◆ Stated goal: Without changing a character, return the entries, but not the images they hold.
+ + + + + + +
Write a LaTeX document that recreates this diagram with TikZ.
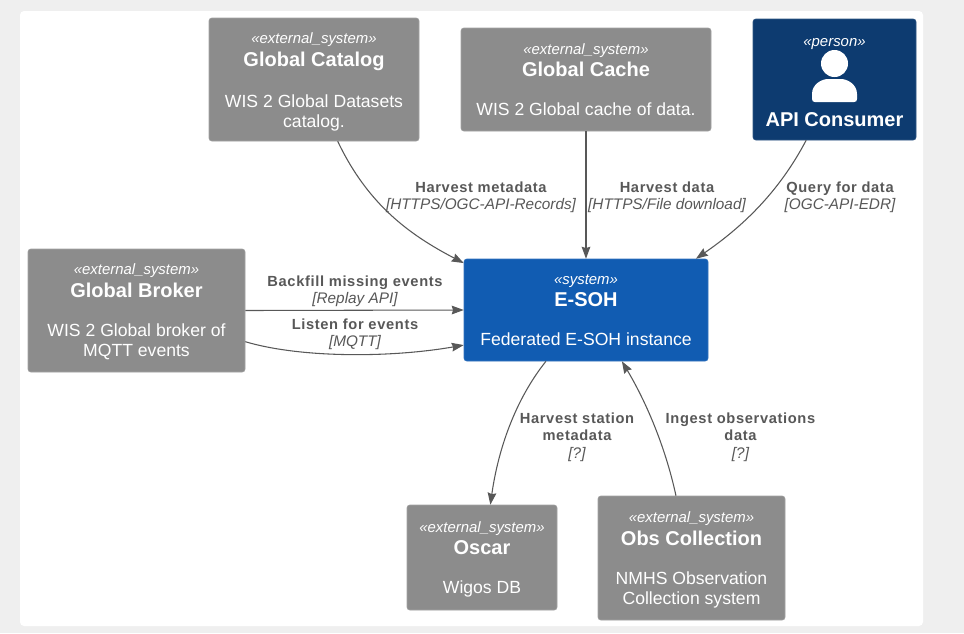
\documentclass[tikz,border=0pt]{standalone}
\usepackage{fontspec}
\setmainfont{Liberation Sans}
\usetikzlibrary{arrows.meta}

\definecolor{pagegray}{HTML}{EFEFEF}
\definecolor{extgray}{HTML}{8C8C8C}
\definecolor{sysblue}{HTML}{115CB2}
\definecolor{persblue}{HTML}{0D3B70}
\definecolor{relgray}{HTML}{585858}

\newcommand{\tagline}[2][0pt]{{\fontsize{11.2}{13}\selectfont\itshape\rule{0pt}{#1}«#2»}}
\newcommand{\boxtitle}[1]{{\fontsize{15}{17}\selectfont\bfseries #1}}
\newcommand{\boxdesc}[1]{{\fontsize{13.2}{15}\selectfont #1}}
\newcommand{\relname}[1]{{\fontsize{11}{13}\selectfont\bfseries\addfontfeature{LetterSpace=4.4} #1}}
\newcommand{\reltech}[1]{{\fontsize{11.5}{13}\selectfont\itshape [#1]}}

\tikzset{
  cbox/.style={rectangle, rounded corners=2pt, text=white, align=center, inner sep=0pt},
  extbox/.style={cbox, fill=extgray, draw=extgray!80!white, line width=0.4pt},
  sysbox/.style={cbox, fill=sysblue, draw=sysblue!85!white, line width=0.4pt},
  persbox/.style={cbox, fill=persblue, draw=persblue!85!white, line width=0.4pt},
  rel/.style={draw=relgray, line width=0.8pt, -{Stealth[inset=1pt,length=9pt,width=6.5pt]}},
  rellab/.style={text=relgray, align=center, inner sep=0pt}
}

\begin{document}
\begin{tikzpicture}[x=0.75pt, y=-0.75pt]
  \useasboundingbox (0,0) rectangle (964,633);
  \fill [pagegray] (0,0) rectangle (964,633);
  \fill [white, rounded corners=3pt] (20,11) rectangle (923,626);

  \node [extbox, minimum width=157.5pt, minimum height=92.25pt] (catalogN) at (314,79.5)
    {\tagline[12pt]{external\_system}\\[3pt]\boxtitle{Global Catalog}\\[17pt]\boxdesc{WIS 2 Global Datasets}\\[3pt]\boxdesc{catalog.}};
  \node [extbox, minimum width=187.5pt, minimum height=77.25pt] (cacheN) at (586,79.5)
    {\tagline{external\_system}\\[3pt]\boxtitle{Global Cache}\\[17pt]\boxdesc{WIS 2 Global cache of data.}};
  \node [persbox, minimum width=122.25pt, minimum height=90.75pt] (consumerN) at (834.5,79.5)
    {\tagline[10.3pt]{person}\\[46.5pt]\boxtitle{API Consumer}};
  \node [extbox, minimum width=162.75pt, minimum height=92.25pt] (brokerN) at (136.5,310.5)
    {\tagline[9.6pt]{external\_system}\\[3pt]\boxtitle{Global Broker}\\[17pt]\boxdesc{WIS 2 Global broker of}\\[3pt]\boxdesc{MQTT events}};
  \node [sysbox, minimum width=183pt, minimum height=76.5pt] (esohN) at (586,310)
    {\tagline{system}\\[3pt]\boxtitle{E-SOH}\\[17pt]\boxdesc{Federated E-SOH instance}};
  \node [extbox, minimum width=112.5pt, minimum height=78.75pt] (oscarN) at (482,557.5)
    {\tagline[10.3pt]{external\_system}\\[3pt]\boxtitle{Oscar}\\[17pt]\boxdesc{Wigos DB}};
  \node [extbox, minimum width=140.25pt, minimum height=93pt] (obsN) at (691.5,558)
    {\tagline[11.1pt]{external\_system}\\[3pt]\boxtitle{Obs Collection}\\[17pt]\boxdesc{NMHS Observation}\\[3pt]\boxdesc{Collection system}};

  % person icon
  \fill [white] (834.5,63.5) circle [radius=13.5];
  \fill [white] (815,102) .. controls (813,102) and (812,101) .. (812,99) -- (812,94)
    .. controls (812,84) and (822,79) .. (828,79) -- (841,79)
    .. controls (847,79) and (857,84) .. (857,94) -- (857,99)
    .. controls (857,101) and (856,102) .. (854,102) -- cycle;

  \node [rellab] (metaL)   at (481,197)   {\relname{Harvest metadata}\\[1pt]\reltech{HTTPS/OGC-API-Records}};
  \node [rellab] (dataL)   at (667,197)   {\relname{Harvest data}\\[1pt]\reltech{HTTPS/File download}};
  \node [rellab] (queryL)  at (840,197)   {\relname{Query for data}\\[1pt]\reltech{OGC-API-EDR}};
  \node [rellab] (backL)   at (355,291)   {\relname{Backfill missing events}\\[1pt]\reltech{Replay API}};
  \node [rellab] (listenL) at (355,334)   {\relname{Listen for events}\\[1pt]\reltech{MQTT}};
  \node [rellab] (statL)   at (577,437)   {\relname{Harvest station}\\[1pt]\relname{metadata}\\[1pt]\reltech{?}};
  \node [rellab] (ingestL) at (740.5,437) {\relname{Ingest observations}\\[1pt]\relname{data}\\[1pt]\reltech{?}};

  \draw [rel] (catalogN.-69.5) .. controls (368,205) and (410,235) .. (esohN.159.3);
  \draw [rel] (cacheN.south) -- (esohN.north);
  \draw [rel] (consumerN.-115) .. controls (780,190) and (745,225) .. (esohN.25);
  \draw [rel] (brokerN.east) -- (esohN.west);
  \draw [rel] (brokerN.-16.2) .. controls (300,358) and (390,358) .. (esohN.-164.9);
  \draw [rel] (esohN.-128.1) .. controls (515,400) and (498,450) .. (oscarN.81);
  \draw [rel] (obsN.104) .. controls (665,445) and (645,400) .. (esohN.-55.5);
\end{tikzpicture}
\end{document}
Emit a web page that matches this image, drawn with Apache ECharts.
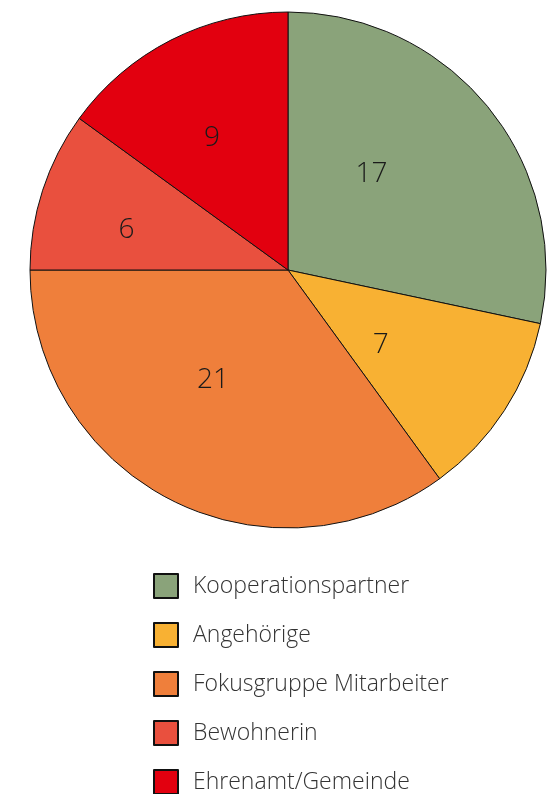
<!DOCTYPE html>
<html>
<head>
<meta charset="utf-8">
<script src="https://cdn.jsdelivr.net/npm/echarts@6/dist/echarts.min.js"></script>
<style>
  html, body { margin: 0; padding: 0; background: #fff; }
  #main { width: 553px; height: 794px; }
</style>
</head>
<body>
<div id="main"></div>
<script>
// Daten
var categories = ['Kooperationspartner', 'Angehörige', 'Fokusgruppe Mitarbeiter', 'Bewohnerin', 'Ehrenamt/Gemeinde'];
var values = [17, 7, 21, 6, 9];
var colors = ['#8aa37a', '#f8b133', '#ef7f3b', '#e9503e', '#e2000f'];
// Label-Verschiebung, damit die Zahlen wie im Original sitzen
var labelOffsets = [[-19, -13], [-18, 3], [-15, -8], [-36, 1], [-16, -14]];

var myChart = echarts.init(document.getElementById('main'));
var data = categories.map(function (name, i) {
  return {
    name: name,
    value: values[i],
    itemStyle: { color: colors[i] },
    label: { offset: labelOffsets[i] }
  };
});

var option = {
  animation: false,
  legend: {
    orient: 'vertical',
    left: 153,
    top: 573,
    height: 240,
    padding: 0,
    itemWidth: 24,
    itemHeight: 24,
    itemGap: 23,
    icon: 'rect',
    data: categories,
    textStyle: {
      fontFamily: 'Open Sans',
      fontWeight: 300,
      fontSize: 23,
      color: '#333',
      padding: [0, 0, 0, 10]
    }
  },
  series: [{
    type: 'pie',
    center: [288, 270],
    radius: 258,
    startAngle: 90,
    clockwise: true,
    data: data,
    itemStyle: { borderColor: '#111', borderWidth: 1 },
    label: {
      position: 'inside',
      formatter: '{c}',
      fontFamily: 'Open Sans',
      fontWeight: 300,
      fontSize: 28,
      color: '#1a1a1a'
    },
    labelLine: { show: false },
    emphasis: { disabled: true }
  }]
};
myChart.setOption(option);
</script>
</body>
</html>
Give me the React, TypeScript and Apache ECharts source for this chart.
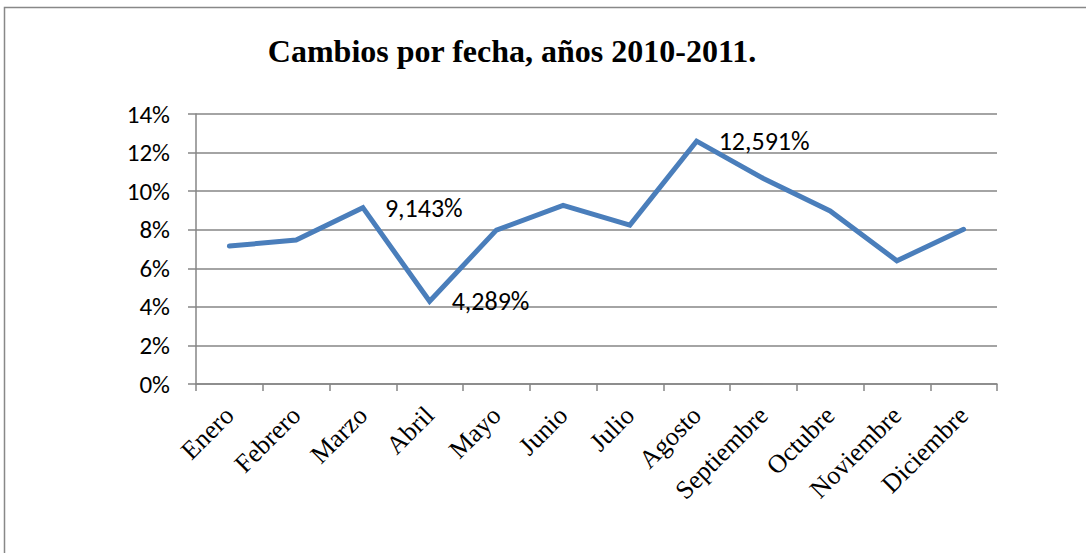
+ + + + + + +
◆ Response to this task:
Write a LaTeX document that recreates this diagram with TikZ.
\documentclass[tikz,border=0pt]{standalone}
\usepackage{fontspec}
\setmainfont{Liberation Sans}
\usetikzlibrary{arrows.meta}

\definecolor{pagegray}{HTML}{EFEFEF}
\definecolor{extgray}{HTML}{8C8C8C}
\definecolor{sysblue}{HTML}{115CB2}
\definecolor{persblue}{HTML}{0D3B70}
\definecolor{relgray}{HTML}{585858}

\newcommand{\tagline}[2][0pt]{{\fontsize{11.2}{13}\selectfont\itshape\rule{0pt}{#1}«#2»}}
\newcommand{\boxtitle}[1]{{\fontsize{15}{17}\selectfont\bfseries #1}}
\newcommand{\boxdesc}[1]{{\fontsize{13.2}{15}\selectfont #1}}
\newcommand{\relname}[1]{{\fontsize{11}{13}\selectfont\bfseries\addfontfeature{LetterSpace=4.4} #1}}
\newcommand{\reltech}[1]{{\fontsize{11.5}{13}\selectfont\itshape [#1]}}

\tikzset{
  cbox/.style={rectangle, rounded corners=2pt, text=white, align=center, inner sep=0pt},
  extbox/.style={cbox, fill=extgray, draw=extgray!80!white, line width=0.4pt},
  sysbox/.style={cbox, fill=sysblue, draw=sysblue!85!white, line width=0.4pt},
  persbox/.style={cbox, fill=persblue, draw=persblue!85!white, line width=0.4pt},
  rel/.style={draw=relgray, line width=0.8pt, -{Stealth[inset=1pt,length=9pt,width=6.5pt]}},
  rellab/.style={text=relgray, align=center, inner sep=0pt}
}

\begin{document}
\begin{tikzpicture}[x=0.75pt, y=-0.75pt]
  \useasboundingbox (0,0) rectangle (964,633);
  \fill [pagegray] (0,0) rectangle (964,633);
  \fill [white, rounded corners=3pt] (20,11) rectangle (923,626);

  \node [extbox, minimum width=157.5pt, minimum height=92.25pt] (catalogN) at (314,79.5)
    {\tagline[12pt]{external\_system}\\[3pt]\boxtitle{Global Catalog}\\[17pt]\boxdesc{WIS 2 Global Datasets}\\[3pt]\boxdesc{catalog.}};
  \node [extbox, minimum width=187.5pt, minimum height=77.25pt] (cacheN) at (586,79.5)
    {\tagline{external\_system}\\[3pt]\boxtitle{Global Cache}\\[17pt]\boxdesc{WIS 2 Global cache of data.}};
  \node [persbox, minimum width=122.25pt, minimum height=90.75pt] (consumerN) at (834.5,79.5)
    {\tagline[10.3pt]{person}\\[46.5pt]\boxtitle{API Consumer}};
  \node [extbox, minimum width=162.75pt, minimum height=92.25pt] (brokerN) at (136.5,310.5)
    {\tagline[9.6pt]{external\_system}\\[3pt]\boxtitle{Global Broker}\\[17pt]\boxdesc{WIS 2 Global broker of}\\[3pt]\boxdesc{MQTT events}};
  \node [sysbox, minimum width=183pt, minimum height=76.5pt] (esohN) at (586,310)
    {\tagline{system}\\[3pt]\boxtitle{E-SOH}\\[17pt]\boxdesc{Federated E-SOH instance}};
  \node [extbox, minimum width=112.5pt, minimum height=78.75pt] (oscarN) at (482,557.5)
    {\tagline[10.3pt]{external\_system}\\[3pt]\boxtitle{Oscar}\\[17pt]\boxdesc{Wigos DB}};
  \node [extbox, minimum width=140.25pt, minimum height=93pt] (obsN) at (691.5,558)
    {\tagline[11.1pt]{external\_system}\\[3pt]\boxtitle{Obs Collection}\\[17pt]\boxdesc{NMHS Observation}\\[3pt]\boxdesc{Collection system}};

  % person icon
  \fill [white] (834.5,63.5) circle [radius=13.5];
  \fill [white] (815,102) .. controls (813,102) and (812,101) .. (812,99) -- (812,94)
    .. controls (812,84) and (822,79) .. (828,79) -- (841,79)
    .. controls (847,79) and (857,84) .. (857,94) -- (857,99)
    .. controls (857,101) and (856,102) .. (854,102) -- cycle;

  \node [rellab] (metaL)   at (481,197)   {\relname{Harvest metadata}\\[1pt]\reltech{HTTPS/OGC-API-Records}};
  \node [rellab] (dataL)   at (667,197)   {\relname{Harvest data}\\[1pt]\reltech{HTTPS/File download}};
  \node [rellab] (queryL)  at (840,197)   {\relname{Query for data}\\[1pt]\reltech{OGC-API-EDR}};
  \node [rellab] (backL)   at (355,291)   {\relname{Backfill missing events}\\[1pt]\reltech{Replay API}};
  \node [rellab] (listenL) at (355,334)   {\relname{Listen for events}\\[1pt]\reltech{MQTT}};
  \node [rellab] (statL)   at (577,437)   {\relname{Harvest station}\\[1pt]\relname{metadata}\\[1pt]\reltech{?}};
  \node [rellab] (ingestL) at (740.5,437) {\relname{Ingest observations}\\[1pt]\relname{data}\\[1pt]\reltech{?}};

  \draw [rel] (catalogN.-69.5) .. controls (368,205) and (410,235) .. (esohN.159.3);
  \draw [rel] (cacheN.south) -- (esohN.north);
  \draw [rel] (consumerN.-115) .. controls (780,190) and (745,225) .. (esohN.25);
  \draw [rel] (brokerN.east) -- (esohN.west);
  \draw [rel] (brokerN.-16.2) .. controls (300,358) and (390,358) .. (esohN.-164.9);
  \draw [rel] (esohN.-128.1) .. controls (515,400) and (498,450) .. (oscarN.81);
  \draw [rel] (obsN.104) .. controls (665,445) and (645,400) .. (esohN.-55.5);
\end{tikzpicture}
\end{document}
Emit a web page that matches this image, drawn with Apache ECharts.
<!DOCTYPE html>
<html>
<head>
<meta charset="utf-8">
<script src="https://cdn.jsdelivr.net/npm/echarts@6/dist/echarts.min.js"></script>
<style>
  html, body { margin: 0; padding: 0; background: #fff; }
  #main { width: 553px; height: 794px; }
</style>
</head>
<body>
<div id="main"></div>
<script>
// Daten
var categories = ['Kooperationspartner', 'Angehörige', 'Fokusgruppe Mitarbeiter', 'Bewohnerin', 'Ehrenamt/Gemeinde'];
var values = [17, 7, 21, 6, 9];
var colors = ['#8aa37a', '#f8b133', '#ef7f3b', '#e9503e', '#e2000f'];
// Label-Verschiebung, damit die Zahlen wie im Original sitzen
var labelOffsets = [[-19, -13], [-18, 3], [-15, -8], [-36, 1], [-16, -14]];

var myChart = echarts.init(document.getElementById('main'));
var data = categories.map(function (name, i) {
  return {
    name: name,
    value: values[i],
    itemStyle: { color: colors[i] },
    label: { offset: labelOffsets[i] }
  };
});

var option = {
  animation: false,
  legend: {
    orient: 'vertical',
    left: 153,
    top: 573,
    height: 240,
    padding: 0,
    itemWidth: 24,
    itemHeight: 24,
    itemGap: 23,
    icon: 'rect',
    data: categories,
    textStyle: {
      fontFamily: 'Open Sans',
      fontWeight: 300,
      fontSize: 23,
      color: '#333',
      padding: [0, 0, 0, 10]
    }
  },
  series: [{
    type: 'pie',
    center: [288, 270],
    radius: 258,
    startAngle: 90,
    clockwise: true,
    data: data,
    itemStyle: { borderColor: '#111', borderWidth: 1 },
    label: {
      position: 'inside',
      formatter: '{c}',
      fontFamily: 'Open Sans',
      fontWeight: 300,
      fontSize: 28,
      color: '#1a1a1a'
    },
    labelLine: { show: false },
    emphasis: { disabled: true }
  }]
};
myChart.setOption(option);
</script>
</body>
</html>
Give me the React, TypeScript and Apache ECharts source for this chart.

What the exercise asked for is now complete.